:: WHAT TO PRODUCE ::
Leave out the pictures, then output the lines of the records below from the first through the one containing "const y = d3.scaleLinear().domain([0,4]).range([244,90]);".

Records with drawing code

________________________

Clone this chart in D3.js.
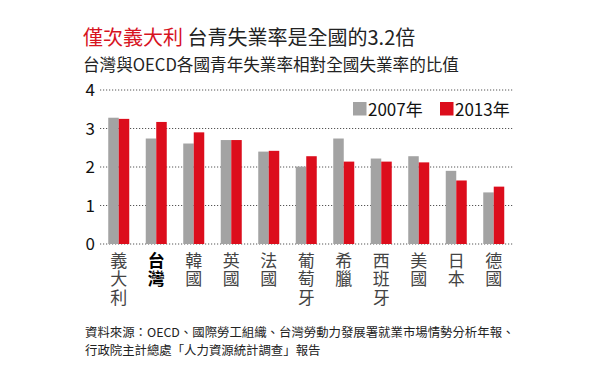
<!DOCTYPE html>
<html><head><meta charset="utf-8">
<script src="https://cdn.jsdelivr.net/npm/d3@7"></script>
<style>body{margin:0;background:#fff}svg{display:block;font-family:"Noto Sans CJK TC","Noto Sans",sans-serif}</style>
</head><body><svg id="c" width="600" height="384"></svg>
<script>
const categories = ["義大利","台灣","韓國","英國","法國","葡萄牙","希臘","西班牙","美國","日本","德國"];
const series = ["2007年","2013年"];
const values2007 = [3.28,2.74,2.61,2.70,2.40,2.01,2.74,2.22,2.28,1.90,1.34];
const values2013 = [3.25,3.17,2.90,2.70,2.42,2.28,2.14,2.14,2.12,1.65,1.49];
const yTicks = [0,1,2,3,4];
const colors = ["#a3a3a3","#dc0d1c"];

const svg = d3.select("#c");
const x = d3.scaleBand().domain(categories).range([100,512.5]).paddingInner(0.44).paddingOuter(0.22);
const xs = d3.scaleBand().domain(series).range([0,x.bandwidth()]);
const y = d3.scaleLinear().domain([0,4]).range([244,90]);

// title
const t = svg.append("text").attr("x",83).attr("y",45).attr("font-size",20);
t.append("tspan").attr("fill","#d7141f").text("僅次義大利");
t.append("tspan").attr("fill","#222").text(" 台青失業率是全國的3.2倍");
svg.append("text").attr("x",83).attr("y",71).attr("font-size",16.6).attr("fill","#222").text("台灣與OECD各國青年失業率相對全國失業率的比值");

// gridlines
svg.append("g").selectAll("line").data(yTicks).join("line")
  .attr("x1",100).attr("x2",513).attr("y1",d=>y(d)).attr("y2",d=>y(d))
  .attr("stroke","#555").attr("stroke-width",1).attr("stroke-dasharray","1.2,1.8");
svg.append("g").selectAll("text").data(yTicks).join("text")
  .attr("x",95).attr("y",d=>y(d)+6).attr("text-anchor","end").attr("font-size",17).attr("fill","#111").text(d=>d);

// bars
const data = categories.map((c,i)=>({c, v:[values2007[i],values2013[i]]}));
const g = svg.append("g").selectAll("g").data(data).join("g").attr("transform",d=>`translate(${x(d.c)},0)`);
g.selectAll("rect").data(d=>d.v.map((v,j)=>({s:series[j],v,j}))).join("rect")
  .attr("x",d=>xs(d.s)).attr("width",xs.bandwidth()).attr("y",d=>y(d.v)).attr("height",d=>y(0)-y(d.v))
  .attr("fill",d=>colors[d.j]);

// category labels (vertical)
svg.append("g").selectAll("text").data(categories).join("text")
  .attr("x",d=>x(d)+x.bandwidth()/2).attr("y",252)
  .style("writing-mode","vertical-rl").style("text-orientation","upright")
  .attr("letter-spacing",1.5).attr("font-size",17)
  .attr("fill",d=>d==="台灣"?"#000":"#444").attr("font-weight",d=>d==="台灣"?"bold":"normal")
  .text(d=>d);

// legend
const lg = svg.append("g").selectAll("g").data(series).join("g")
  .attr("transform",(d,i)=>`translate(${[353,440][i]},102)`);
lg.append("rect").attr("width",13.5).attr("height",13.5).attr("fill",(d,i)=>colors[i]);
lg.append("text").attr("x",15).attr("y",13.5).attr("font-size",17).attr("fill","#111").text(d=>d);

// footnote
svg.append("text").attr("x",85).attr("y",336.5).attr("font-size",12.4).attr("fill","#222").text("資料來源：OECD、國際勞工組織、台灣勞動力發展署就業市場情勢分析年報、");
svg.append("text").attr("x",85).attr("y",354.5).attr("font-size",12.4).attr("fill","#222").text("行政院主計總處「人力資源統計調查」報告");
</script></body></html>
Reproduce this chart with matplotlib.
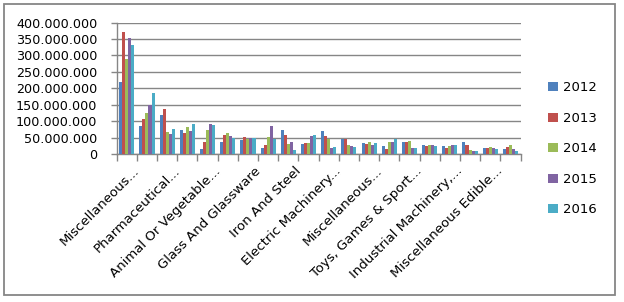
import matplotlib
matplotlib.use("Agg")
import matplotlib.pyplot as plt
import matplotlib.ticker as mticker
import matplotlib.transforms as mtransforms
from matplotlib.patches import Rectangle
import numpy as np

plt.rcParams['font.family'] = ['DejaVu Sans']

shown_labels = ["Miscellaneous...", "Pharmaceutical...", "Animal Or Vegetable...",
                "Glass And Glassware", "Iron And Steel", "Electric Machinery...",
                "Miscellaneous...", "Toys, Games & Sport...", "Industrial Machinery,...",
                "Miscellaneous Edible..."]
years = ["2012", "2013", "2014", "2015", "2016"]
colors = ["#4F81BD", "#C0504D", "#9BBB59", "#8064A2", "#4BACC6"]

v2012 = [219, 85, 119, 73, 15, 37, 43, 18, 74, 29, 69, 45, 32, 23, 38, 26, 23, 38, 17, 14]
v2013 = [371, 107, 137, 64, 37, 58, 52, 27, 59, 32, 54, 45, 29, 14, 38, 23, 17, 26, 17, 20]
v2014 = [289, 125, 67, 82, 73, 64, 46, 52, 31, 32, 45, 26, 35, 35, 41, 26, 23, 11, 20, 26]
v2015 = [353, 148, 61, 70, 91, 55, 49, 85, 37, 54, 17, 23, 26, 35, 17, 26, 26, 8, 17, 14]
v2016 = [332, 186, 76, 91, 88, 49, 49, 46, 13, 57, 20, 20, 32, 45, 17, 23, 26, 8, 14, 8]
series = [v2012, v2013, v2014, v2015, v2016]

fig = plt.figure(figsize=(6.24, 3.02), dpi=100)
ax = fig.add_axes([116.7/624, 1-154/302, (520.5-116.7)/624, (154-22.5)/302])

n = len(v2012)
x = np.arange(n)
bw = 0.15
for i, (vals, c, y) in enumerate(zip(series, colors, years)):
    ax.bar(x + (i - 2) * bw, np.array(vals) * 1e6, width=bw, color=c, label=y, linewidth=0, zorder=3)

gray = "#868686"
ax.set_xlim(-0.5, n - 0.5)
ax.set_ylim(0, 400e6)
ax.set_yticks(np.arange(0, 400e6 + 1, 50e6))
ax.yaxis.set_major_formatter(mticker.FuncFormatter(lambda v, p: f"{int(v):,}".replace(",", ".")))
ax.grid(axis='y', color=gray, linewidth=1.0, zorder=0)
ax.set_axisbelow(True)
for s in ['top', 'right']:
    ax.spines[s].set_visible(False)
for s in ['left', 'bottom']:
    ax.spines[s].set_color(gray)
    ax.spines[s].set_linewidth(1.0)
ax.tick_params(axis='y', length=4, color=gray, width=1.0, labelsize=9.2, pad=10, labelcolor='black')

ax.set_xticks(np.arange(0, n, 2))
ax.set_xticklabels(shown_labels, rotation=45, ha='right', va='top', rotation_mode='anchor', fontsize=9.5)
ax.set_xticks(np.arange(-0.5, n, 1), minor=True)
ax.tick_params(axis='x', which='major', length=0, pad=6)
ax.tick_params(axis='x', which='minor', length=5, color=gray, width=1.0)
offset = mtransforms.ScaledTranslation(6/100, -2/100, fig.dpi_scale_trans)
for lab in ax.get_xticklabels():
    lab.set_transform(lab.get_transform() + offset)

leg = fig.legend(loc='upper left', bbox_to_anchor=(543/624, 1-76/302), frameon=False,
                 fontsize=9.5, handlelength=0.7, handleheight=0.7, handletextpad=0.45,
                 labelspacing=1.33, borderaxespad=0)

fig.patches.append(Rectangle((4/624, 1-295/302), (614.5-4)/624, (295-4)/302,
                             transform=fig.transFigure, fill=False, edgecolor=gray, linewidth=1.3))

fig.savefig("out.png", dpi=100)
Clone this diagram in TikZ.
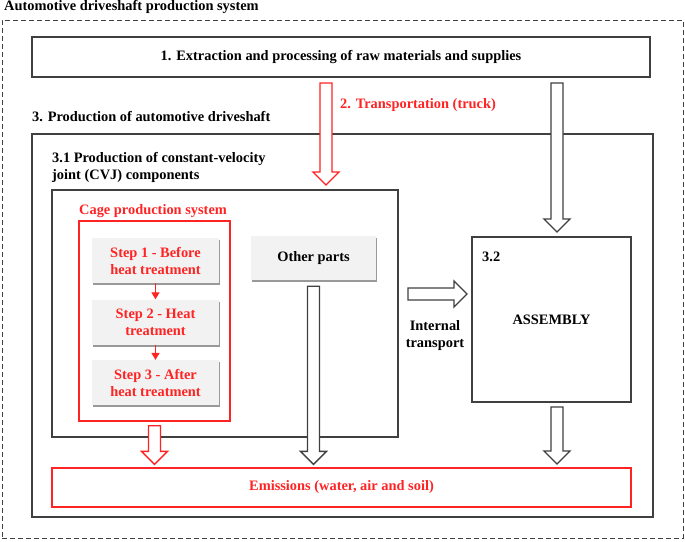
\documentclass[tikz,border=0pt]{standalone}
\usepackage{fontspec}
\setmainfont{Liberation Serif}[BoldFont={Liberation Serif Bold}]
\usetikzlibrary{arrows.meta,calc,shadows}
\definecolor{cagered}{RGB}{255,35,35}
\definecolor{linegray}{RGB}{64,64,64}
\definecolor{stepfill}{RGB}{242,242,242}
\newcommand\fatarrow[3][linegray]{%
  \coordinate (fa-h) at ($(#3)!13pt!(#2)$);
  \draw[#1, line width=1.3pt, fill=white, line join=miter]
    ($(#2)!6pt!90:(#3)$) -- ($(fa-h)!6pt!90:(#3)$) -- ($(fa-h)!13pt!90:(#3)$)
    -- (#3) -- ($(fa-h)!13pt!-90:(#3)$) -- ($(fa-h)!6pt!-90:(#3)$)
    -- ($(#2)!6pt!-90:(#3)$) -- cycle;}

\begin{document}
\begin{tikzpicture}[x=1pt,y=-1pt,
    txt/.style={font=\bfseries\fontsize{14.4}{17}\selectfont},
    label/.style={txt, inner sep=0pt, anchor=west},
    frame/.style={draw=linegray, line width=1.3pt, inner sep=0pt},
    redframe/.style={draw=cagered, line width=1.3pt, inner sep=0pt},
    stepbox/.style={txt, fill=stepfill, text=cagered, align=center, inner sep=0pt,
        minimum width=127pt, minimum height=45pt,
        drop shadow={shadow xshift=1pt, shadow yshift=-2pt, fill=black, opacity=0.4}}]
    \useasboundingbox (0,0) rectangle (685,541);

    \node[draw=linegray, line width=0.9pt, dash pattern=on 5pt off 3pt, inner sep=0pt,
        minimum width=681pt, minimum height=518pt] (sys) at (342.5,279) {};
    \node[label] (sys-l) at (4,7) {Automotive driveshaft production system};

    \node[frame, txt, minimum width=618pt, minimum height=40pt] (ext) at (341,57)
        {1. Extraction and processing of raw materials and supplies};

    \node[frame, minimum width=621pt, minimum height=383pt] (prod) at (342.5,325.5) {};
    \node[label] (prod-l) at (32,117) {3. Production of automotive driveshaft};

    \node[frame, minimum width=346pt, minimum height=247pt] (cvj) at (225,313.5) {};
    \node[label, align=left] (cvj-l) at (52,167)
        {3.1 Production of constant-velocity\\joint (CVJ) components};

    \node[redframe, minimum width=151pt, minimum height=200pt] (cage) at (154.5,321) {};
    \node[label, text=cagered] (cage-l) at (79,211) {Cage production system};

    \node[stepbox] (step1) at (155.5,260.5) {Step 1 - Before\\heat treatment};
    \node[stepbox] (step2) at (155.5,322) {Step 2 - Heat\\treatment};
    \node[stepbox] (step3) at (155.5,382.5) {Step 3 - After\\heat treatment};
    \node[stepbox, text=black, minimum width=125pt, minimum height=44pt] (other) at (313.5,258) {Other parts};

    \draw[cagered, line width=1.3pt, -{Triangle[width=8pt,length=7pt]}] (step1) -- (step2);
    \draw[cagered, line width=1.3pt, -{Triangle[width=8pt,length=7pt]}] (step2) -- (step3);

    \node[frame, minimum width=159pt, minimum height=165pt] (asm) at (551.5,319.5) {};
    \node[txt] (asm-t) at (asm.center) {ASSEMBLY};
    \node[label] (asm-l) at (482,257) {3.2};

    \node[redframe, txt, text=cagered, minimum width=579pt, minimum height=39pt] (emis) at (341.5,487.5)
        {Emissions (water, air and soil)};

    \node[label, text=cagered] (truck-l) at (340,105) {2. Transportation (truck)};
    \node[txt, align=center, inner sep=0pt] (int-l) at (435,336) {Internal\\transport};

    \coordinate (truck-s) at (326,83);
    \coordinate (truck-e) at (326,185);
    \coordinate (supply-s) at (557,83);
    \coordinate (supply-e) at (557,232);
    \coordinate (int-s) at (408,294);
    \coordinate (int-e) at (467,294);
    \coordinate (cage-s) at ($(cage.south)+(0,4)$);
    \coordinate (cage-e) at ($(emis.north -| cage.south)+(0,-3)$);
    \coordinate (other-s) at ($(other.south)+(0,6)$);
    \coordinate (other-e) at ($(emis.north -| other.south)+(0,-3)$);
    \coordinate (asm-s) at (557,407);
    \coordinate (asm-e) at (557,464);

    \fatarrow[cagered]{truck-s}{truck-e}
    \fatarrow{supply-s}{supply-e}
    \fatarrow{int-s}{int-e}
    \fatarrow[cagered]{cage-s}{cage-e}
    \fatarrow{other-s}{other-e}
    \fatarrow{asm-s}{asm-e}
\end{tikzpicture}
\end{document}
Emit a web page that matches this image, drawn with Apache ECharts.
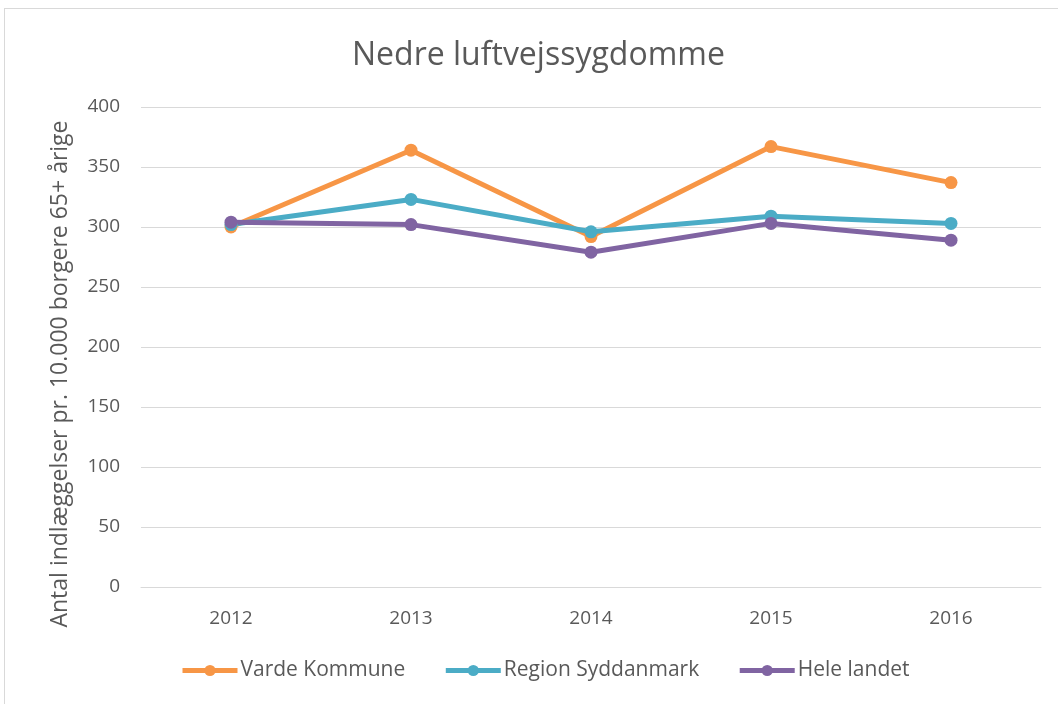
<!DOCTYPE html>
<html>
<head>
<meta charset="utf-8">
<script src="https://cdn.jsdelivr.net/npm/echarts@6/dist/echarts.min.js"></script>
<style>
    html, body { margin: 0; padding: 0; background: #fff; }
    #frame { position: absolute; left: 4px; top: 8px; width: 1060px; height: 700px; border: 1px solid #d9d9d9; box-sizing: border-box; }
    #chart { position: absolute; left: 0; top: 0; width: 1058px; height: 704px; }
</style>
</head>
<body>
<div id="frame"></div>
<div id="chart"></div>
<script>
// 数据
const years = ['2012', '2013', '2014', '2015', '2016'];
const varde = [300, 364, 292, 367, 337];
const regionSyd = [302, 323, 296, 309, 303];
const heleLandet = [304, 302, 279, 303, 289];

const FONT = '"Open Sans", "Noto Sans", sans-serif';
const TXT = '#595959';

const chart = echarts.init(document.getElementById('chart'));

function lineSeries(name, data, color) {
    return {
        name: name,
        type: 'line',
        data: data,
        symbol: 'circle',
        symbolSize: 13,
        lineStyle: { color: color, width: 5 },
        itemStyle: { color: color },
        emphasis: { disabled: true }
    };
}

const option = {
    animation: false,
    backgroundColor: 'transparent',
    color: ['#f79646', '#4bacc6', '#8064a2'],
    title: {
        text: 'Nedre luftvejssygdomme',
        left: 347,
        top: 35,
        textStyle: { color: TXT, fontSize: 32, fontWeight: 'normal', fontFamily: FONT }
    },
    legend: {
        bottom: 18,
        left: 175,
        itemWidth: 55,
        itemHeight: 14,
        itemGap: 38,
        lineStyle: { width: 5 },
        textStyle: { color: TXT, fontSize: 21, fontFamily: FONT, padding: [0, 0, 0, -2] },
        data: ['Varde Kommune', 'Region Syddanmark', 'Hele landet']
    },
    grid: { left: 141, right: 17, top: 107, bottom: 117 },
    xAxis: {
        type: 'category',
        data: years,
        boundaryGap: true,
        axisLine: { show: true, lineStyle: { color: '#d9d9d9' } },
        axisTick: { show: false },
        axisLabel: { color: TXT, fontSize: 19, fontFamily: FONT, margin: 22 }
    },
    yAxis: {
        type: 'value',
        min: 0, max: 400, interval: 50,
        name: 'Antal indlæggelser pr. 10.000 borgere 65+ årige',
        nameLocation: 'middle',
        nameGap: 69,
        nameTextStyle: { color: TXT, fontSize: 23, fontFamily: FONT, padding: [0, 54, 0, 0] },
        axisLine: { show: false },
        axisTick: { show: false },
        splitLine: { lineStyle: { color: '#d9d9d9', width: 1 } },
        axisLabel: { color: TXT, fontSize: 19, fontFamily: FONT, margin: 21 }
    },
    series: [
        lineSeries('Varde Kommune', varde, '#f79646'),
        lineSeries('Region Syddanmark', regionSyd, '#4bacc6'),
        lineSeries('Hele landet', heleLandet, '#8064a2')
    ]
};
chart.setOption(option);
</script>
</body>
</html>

________________________

:: RIGHT ANSWER ::
Clone this chart in D3.js.
<!DOCTYPE html>
<html><head><meta charset="utf-8">
<script src="https://cdn.jsdelivr.net/npm/d3@7"></script>
<style>body{margin:0;background:#fff}svg{display:block;font-family:"Noto Sans CJK TC","Noto Sans",sans-serif}</style>
</head><body><svg id="c" width="600" height="384"></svg>
<script>
const categories = ["義大利","台灣","韓國","英國","法國","葡萄牙","希臘","西班牙","美國","日本","德國"];
const series = ["2007年","2013年"];
const values2007 = [3.28,2.74,2.61,2.70,2.40,2.01,2.74,2.22,2.28,1.90,1.34];
const values2013 = [3.25,3.17,2.90,2.70,2.42,2.28,2.14,2.14,2.12,1.65,1.49];
const yTicks = [0,1,2,3,4];
const colors = ["#a3a3a3","#dc0d1c"];

const svg = d3.select("#c");
const x = d3.scaleBand().domain(categories).range([100,512.5]).paddingInner(0.44).paddingOuter(0.22);
const xs = d3.scaleBand().domain(series).range([0,x.bandwidth()]);
const y = d3.scaleLinear().domain([0,4]).range([244,90]);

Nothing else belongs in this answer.